The Irish government has instead sought to lay the blame on loopholes in US tax law. Kenny has stressed that direct taxation is a member state competence and that each government should be able to set tax policy.
Ireland's favorable corporate tax rate has long been an irritant for other EU member states. David Cameron, the UK's prime minister, has said he will bring up the topic at the meeting of the G8 next month in Northern Ireland. He sent a letter to Herman Van Rompuy, the president of the European Council, earlier this month, saying: “As I am sure you will agree, the path to reform starts with the basic recognition that current global tax rules do not reflect the modern and globalized economy that our citizens live and trade in.”
Speaking to the European Parliament yesterday (21 May), Commission president José Manuel Barroso said the EU should take advantage of the growing interest in the tax issue from member states.
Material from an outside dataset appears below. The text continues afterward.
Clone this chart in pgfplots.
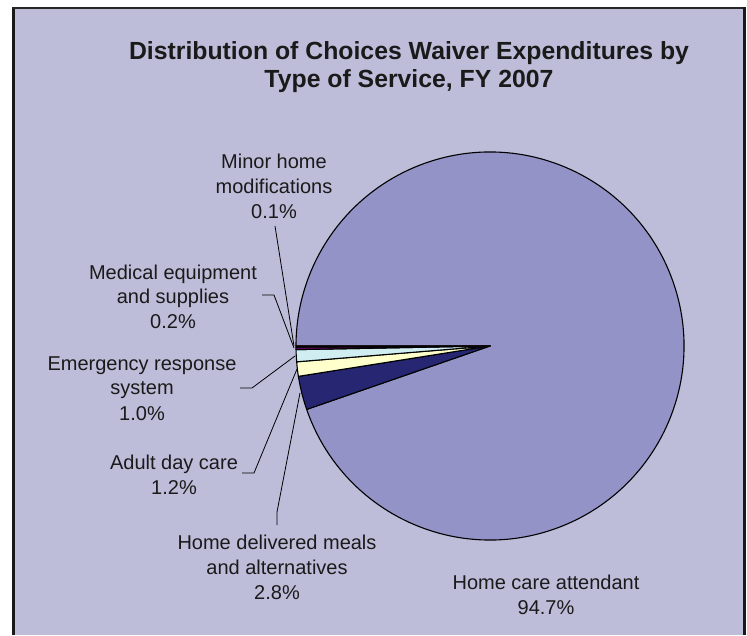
\documentclass[border=0pt]{standalone}
\usepackage{pgfplots}
\pgfplotsset{compat=1.18}
\usepackage{fontspec}
\setmainfont{Liberation Sans}
\definecolor{bg}{RGB}{189,189,218}
\definecolor{pieA}{RGB}{147,147,200}
\definecolor{pieB}{RGB}{38,38,115}
\definecolor{pieC}{RGB}{255,255,204}
\definecolor{pieD}{RGB}{208,238,242}
\definecolor{pieE}{RGB}{102,0,102}
\definecolor{pieF}{RGB}{255,128,128}
\definecolor{txt}{RGB}{26,26,26}
% slice: start cumulative percent, end cumulative percent, colour
\newcommand{\slice}[3]{%
  \filldraw[fill=#3, draw=black, line width=1.1pt, line join=round]
    (axis cs:490,289) -- ++({180+3.6*#1}:194pt)
    arc[start angle={180+3.6*#1}, end angle={180+3.6*#2}, radius=194pt] -- cycle;}
\newcommand{\lab}[3]{\node[anchor=base, text=txt, inner sep=0pt, font=\fontsize{20}{24}\selectfont] at (axis cs:#1,#2) {#3};}
\begin{document}
\begin{tikzpicture}
\begin{axis}[x=1pt, y=1pt, xmin=0, xmax=747, ymin=0, ymax=635,
  hide axis, clip=false, scale only axis]
% frame
\fill[white] (axis cs:0,0) rectangle (axis cs:747,635);
\fill[bg] (axis cs:12,0) rectangle (axis cs:744,627);
\fill[black!90] (axis cs:11.5,0) rectangle (axis cs:14.5,628);
\fill[black!85] (axis cs:11.5,626) rectangle (axis cs:746,628);
\fill[black!90] (axis cs:743,0) rectangle (axis cs:746,628);
% title
\node[anchor=base, text=txt, font=\bfseries\fontsize{24.8}{28}\selectfont] at (axis cs:409,575) {Distribution of Choices Waiver Expenditures by};
\node[anchor=base, text=txt, font=\bfseries\fontsize{24.8}{28}\selectfont] at (axis cs:409,547) {Type of Service, FY 2007};
% pie: values in percent
% Minor home modifications 0.1, Medical equipment 0.2, Emergency response 1.0,
% Adult day care 1.2, Home delivered meals 2.8, Home care attendant 94.7
\slice{5.3}{100}{pieA}
\slice{2.5}{5.3}{pieB}
\slice{1.3}{2.5}{pieC}
\slice{0.3}{1.3}{pieD}
\slice{0.1}{0.3}{pieE}
\slice{0}{0.1}{pieF}
% leader lines
\addplot[black, line width=0.8pt, mark=none] coordinates {(275,409) (294,289)};
\addplot[black, line width=0.8pt, mark=none] coordinates {(262,340) (274,340) (294,287)};
\addplot[black, line width=0.8pt, mark=none] coordinates {(240,247) (252,247) (295,279)};
\addplot[black, line width=0.8pt, mark=none] coordinates {(242,162) (254,162) (297,266)};
\addplot[black, line width=0.8pt, mark=none] coordinates {(277,110) (277,123) (300,242)};
% labels
\lab{274}{466}{Minor home}
\lab{274}{441}{modifications}
\lab{274}{416.5}{0.1\%}
\lab{173}{355}{Medical equipment}
\lab{173}{331}{and supplies}
\lab{173}{306}{0.2\%}
\lab{142}{264}{Emergency response}
\lab{142}{240}{system}
\lab{142}{214}{1.0\%}
\lab{174}{165}{Adult day care}
\lab{174}{141}{1.2\%}
\lab{277}{86}{Home delivered meals}
\lab{277}{61}{and alternatives}
\lab{277}{36}{2.8\%}
\lab{546}{46}{Home care attendant}
\lab{546}{21}{94.7\%}
\end{axis}
\end{tikzpicture}
\end{document}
The Commission estimates the total loss of revenue in the EU due to illegal fraud and tax evasion to be around €1 trillion per year - roughly the size of the entire EU budget for the period 2014-2020.
"How can we explain to honest households and businesses who are feeling the squeeze yet still paying their fair share of taxes that there are other parts of society and enterprise who are deliberately avoiding paying up?" he said to MEPs.
Note EU-Digest: Apple Chairman Timothy Cook defended his company before Congress yesterday, denying that the technology giant used “gimmicks” to dodge billions in corporate taxes. What he did not say was that his company used legally established tax loopholes by foreign countries such as Ireland to avoid paying higher US taxes."A Rose by any other name is still a Rose Mr. Cook".